Are you prepared for a business partnership?
Too many people rush into a business partnership without knowing their partner in and out. There are some basic steps to take before building a partnership . First of all, you should only do business with someone you can trust. This may seem obvious, but background checks are often neglected, especially when both parties have known each other for a while.
Going over worst-case scenarios is another essential step. This will ensure that potential issues are addressed before they become real problems. The end result of this process should be an operating agreement, which legally defines how the business will be governed.
A partnership agreement should have the following components:
- Authorization and signing roles: What is each partner allowed to do on behalf of the company?
- Responsibilities and duties: What are the consequences of not fulfilling one’s responsibilities and duties?

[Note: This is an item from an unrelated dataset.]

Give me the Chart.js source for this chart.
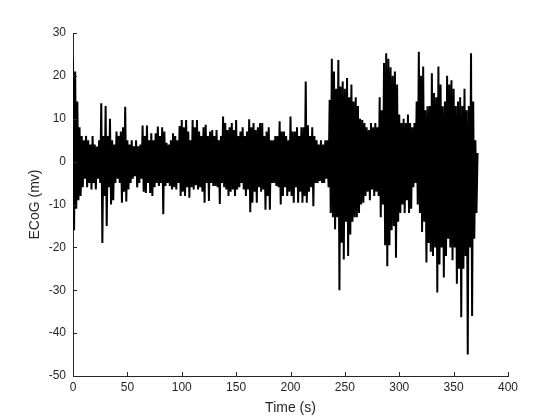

- Capital contributions: How much money is each partner investing in the business?
- Rights to receive distributions: How much of a partner’s contributions can be returned?
- Voting process: Which decisions require a unanimous vote of both partners?
- Dissolution strategy: Which events will lead to a dissolution of the business?
- Buy-sell provision: What happens if one partner leaves the business, dies, gets divorced or goes through other major life changes?
- Expulsion provision: In which cases will a partner be forced to leave the business?
- Noncompete provision: How long will a business partner be unable to compete after leaving the company?
- Miscellaneous provision: How will legal and other fees be handled?
Obviously, these are simply broad topics, and some of these major issues have many sub issues that should be discussed in further detail.